# Written problem
Output the full listing below exactly, without the pictures.
^^^^^^^^
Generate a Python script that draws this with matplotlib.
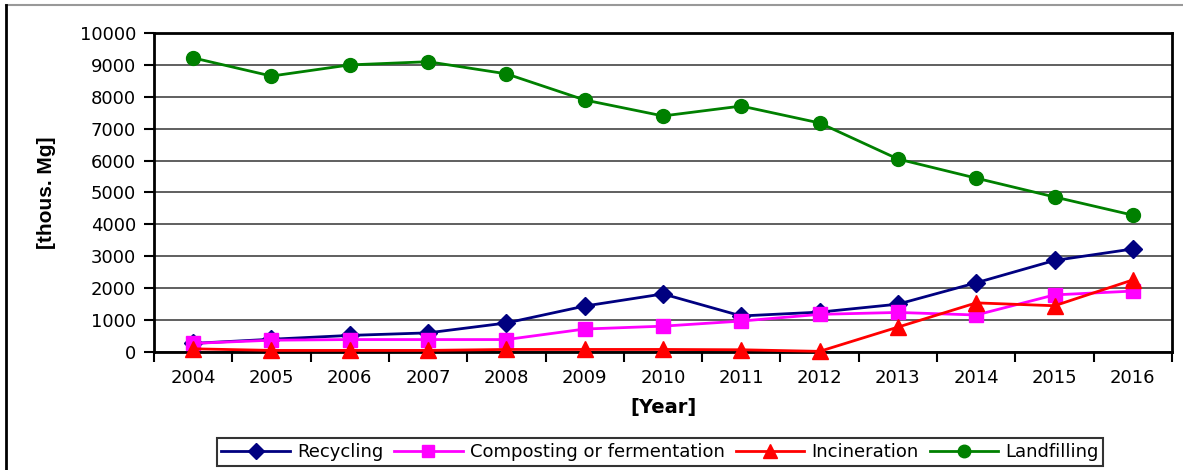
import matplotlib.pyplot as plt
from matplotlib.lines import Line2D

plt.rcParams['font.family'] = ['DejaVu Sans']

years = ['2004', '2005', '2006', '2007', '2008', '2009', '2010',
         '2011', '2012', '2013', '2014', '2015', '2016']
recycling = [270, 400, 520, 600, 910, 1440, 1820, 1130, 1250, 1500, 2170, 2870, 3230]
composting = [270, 370, 390, 390, 390, 720, 810, 970, 1180, 1240, 1160, 1790, 1910]
incineration = [100, 50, 50, 50, 80, 80, 80, 70, 20, 780, 1540, 1450, 2260]
landfilling = [9220, 8650, 9000, 9100, 8720, 7900, 7400, 7710, 7180, 6050, 5450, 4860, 4290]

series = [
    ('Recycling', recycling, '#000080', 'D', 9),
    ('Composting or fermentation', composting, '#FF00FF', 's', 10),
    ('Incineration', incineration, '#FF0000', '^', 11),
    ('Landfilling', landfilling, '#008000', 'o', 10),
]

fig = plt.figure(figsize=(11.83, 4.70), dpi=100)
ax = fig.add_axes([154 / 1183, 1 - 352 / 470, (1172 - 154) / 1183, (352 - 33) / 470])

x = list(range(len(years)))
for name, vals, col, mk, ms in series:
    ax.plot(x, vals, color=col, marker=mk, markersize=ms, linewidth=2,
            markeredgecolor=col, label=name, clip_on=False, zorder=3)

ax.set_xlim(-0.5, len(years) - 0.5)
ax.set_ylim(0, 10000)
ax.set_yticks(range(0, 10001, 1000))
ax.set_xticks(x)
ax.set_xticklabels(years)
ax.set_xticks([i - 0.5 for i in range(len(years) + 1)], minor=True)
ax.tick_params(axis='x', which='major', length=0, pad=12, labelsize=13)
ax.tick_params(axis='x', which='minor', length=7, width=1.5, direction='out')
ax.tick_params(axis='y', length=7, width=1.5, direction='out', labelsize=13, pad=6)
ax.grid(axis='y', color='#444444', linewidth=1.2)
ax.set_axisbelow(True)
for s in ax.spines.values():
    s.set_linewidth(2)
    s.set_color('black')

ax.set_ylabel('[thous. Mg]', fontsize=15, fontweight='bold', labelpad=17,
              family='Liberation Sans')
ax.set_xlabel('[Year]', fontsize=14, fontweight='bold', labelpad=8)

leg = fig.legend(loc='center', bbox_to_anchor=(660 / 1183, 1 - 452 / 470), ncol=4,
                 fontsize=13, frameon=True, fancybox=False, edgecolor='black',
                 handlelength=3.8, handletextpad=0.4, columnspacing=0.6,
                 borderpad=0.25, markerscale=0.9)
leg.get_frame().set_linewidth(1.5)

# outer frame of the chart
fig.add_artist(Line2D([6 / 1183, 1], [1 - 5 / 470, 1 - 5 / 470], color='#999999',
                      linewidth=1.5, transform=fig.transFigure))
fig.add_artist(Line2D([6 / 1183, 6 / 1183], [0, 1 - 5 / 470], color='black',
                      linewidth=2, transform=fig.transFigure))

fig.savefig('out.png', dpi=100)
^^^^^^^^
# Output for this exercise
Generate a Python script that draws this with matplotlib.
import matplotlib.pyplot as plt
from matplotlib.lines import Line2D

plt.rcParams['font.family'] = ['DejaVu Sans']

years = ['2004', '2005', '2006', '2007', '2008', '2009', '2010',
         '2011', '2012', '2013', '2014', '2015', '2016']
recycling = [270, 400, 520, 600, 910, 1440, 1820, 1130, 1250, 1500, 2170, 2870, 3230]
composting = [270, 370, 390, 390, 390, 720, 810, 970, 1180, 1240, 1160, 1790, 1910]
incineration = [100, 50, 50, 50, 80, 80, 80, 70, 20, 780, 1540, 1450, 2260]
landfilling = [9220, 8650, 9000, 9100, 8720, 7900, 7400, 7710, 7180, 6050, 5450, 4860, 4290]

series = [
    ('Recycling', recycling, '#000080', 'D', 9),
    ('Composting or fermentation', composting, '#FF00FF', 's', 10),
    ('Incineration', incineration, '#FF0000', '^', 11),
    ('Landfilling', landfilling, '#008000', 'o', 10),
]

fig = plt.figure(figsize=(11.83, 4.70), dpi=100)
ax = fig.add_axes([154 / 1183, 1 - 352 / 470, (1172 - 154) / 1183, (352 - 33) / 470])

x = list(range(len(years)))
for name, vals, col, mk, ms in series:
    ax.plot(x, vals, color=col, marker=mk, markersize=ms, linewidth=2,
            markeredgecolor=col, label=name, clip_on=False, zorder=3)

ax.set_xlim(-0.5, len(years) - 0.5)
ax.set_ylim(0, 10000)
ax.set_yticks(range(0, 10001, 1000))
ax.set_xticks(x)
ax.set_xticklabels(years)
ax.set_xticks([i - 0.5 for i in range(len(years) + 1)], minor=True)
ax.tick_params(axis='x', which='major', length=0, pad=12, labelsize=13)
ax.tick_params(axis='x', which='minor', length=7, width=1.5, direction='out')
ax.tick_params(axis='y', length=7, width=1.5, direction='out', labelsize=13, pad=6)
ax.grid(axis='y', color='#444444', linewidth=1.2)
ax.set_axisbelow(True)
for s in ax.spines.values():
    s.set_linewidth(2)
    s.set_color('black')

ax.set_ylabel('[thous. Mg]', fontsize=15, fontweight='bold', labelpad=17,
              family='Liberation Sans')
ax.set_xlabel('[Year]', fontsize=14, fontweight='bold', labelpad=8)

leg = fig.legend(loc='center', bbox_to_anchor=(660 / 1183, 1 - 452 / 470), ncol=4,
                 fontsize=13, frameon=True, fancybox=False, edgecolor='black',
                 handlelength=3.8, handletextpad=0.4, columnspacing=0.6,
                 borderpad=0.25, markerscale=0.9)
leg.get_frame().set_linewidth(1.5)

# outer frame of the chart
fig.add_artist(Line2D([6 / 1183, 1], [1 - 5 / 470, 1 - 5 / 470], color='#999999',
                      linewidth=1.5, transform=fig.transFigure))
fig.add_artist(Line2D([6 / 1183, 6 / 1183], [0, 1 - 5 / 470], color='black',
                      linewidth=2, transform=fig.transFigure))

fig.savefig('out.png', dpi=100)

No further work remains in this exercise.